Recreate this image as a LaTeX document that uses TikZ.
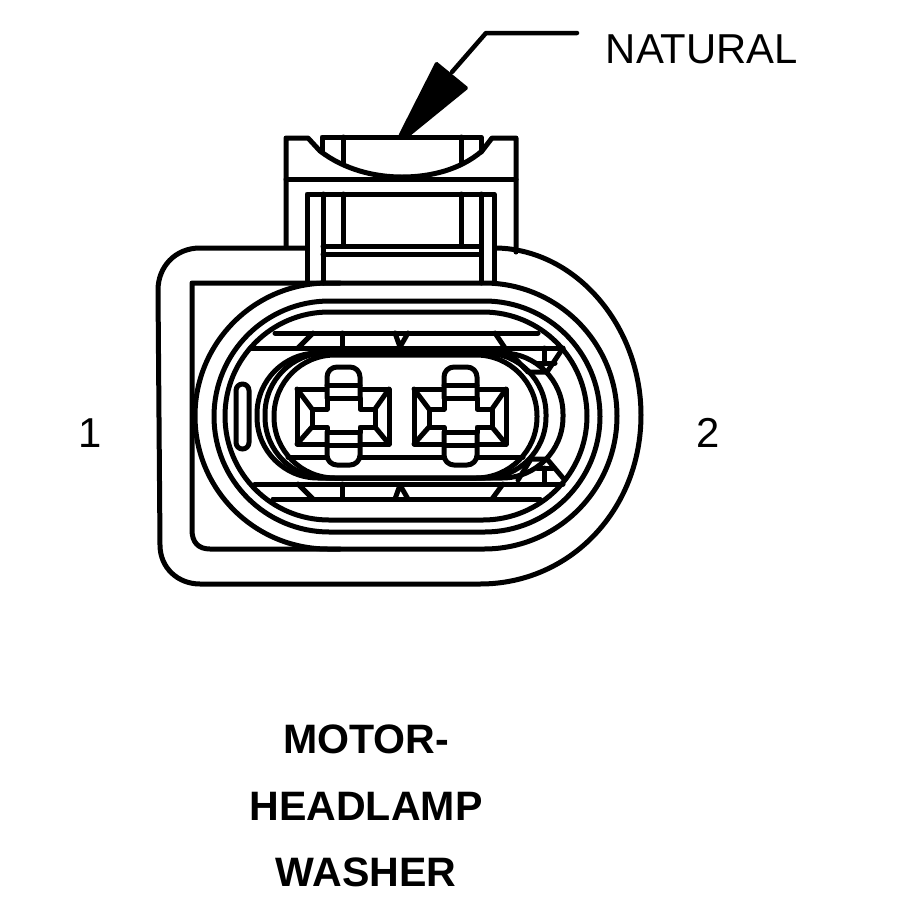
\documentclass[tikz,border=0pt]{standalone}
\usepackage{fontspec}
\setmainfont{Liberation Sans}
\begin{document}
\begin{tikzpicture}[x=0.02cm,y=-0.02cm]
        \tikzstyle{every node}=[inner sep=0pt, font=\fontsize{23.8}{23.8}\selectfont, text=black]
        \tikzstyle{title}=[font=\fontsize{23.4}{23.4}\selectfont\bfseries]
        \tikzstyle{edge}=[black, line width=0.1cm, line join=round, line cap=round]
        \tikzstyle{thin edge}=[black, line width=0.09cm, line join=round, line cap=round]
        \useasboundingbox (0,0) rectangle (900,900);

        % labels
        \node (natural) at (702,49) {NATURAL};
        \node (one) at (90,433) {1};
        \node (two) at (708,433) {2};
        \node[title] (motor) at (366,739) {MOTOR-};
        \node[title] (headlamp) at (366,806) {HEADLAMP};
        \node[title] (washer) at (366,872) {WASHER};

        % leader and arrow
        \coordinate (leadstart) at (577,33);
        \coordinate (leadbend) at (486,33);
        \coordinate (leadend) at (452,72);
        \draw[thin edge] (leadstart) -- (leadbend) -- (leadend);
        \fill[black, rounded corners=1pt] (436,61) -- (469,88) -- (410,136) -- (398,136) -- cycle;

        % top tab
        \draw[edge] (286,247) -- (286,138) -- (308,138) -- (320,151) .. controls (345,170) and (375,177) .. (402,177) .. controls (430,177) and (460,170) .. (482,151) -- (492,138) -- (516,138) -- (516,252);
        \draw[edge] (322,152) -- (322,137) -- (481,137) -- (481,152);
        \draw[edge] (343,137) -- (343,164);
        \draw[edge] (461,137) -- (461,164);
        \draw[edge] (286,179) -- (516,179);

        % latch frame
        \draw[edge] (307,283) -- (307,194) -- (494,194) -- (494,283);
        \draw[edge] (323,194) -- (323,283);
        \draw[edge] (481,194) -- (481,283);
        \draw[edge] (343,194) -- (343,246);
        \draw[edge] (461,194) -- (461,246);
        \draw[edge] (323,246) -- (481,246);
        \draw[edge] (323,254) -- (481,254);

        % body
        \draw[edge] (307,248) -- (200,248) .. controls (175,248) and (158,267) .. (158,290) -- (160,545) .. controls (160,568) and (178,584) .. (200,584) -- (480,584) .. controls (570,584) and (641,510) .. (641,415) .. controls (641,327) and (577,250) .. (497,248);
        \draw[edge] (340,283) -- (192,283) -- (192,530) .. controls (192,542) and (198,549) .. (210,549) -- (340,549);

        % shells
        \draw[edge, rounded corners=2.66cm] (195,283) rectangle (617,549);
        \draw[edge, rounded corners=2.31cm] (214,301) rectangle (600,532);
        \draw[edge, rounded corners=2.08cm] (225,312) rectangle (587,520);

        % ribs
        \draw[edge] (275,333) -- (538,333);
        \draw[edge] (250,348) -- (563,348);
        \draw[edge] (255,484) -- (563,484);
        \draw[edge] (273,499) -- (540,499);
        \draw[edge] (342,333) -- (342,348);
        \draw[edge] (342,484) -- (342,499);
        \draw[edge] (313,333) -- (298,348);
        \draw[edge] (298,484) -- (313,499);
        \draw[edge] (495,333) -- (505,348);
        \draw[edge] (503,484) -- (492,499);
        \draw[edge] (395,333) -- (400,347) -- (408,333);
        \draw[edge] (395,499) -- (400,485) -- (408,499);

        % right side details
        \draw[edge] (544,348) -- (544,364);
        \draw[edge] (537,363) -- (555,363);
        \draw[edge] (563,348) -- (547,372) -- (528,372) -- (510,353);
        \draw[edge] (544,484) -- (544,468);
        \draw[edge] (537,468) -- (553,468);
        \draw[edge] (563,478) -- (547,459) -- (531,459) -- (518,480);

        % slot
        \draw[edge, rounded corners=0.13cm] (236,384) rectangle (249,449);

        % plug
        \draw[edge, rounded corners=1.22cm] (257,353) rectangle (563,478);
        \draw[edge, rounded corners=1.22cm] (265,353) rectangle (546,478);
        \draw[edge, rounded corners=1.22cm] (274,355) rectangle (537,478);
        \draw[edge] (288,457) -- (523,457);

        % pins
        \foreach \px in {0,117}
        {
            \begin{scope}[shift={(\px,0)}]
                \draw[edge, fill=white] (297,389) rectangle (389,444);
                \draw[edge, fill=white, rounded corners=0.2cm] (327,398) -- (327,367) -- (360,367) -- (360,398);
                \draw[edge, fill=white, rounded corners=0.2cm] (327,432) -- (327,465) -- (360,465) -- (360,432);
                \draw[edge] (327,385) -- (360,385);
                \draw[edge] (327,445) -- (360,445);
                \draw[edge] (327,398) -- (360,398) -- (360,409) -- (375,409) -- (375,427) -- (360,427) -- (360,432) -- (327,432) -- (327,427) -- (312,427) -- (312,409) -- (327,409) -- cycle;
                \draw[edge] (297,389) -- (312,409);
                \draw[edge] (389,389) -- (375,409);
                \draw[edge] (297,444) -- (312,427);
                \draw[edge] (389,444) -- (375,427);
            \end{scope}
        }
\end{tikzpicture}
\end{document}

-=-=-=-=-

> To do
Exactly as written, please give again the lines from the beginning of the listing through the line containing "(washer) at (366,872)", inclusive, without any pictures.

> Right answer
Recreate this image as a LaTeX document that uses TikZ.
\documentclass[tikz,border=0pt]{standalone}
\usepackage{fontspec}
\setmainfont{Liberation Sans}
\begin{document}
\begin{tikzpicture}[x=0.02cm,y=-0.02cm]
        \tikzstyle{every node}=[inner sep=0pt, font=\fontsize{23.8}{23.8}\selectfont, text=black]
        \tikzstyle{title}=[font=\fontsize{23.4}{23.4}\selectfont\bfseries]
        \tikzstyle{edge}=[black, line width=0.1cm, line join=round, line cap=round]
        \tikzstyle{thin edge}=[black, line width=0.09cm, line join=round, line cap=round]
        \useasboundingbox (0,0) rectangle (900,900);

        % labels
        \node (natural) at (702,49) {NATURAL};
        \node (one) at (90,433) {1};
        \node (two) at (708,433) {2};
        \node[title] (motor) at (366,739) {MOTOR-};
        \node[title] (headlamp) at (366,806) {HEADLAMP};
        \node[title] (washer) at (366,872) {WASHER};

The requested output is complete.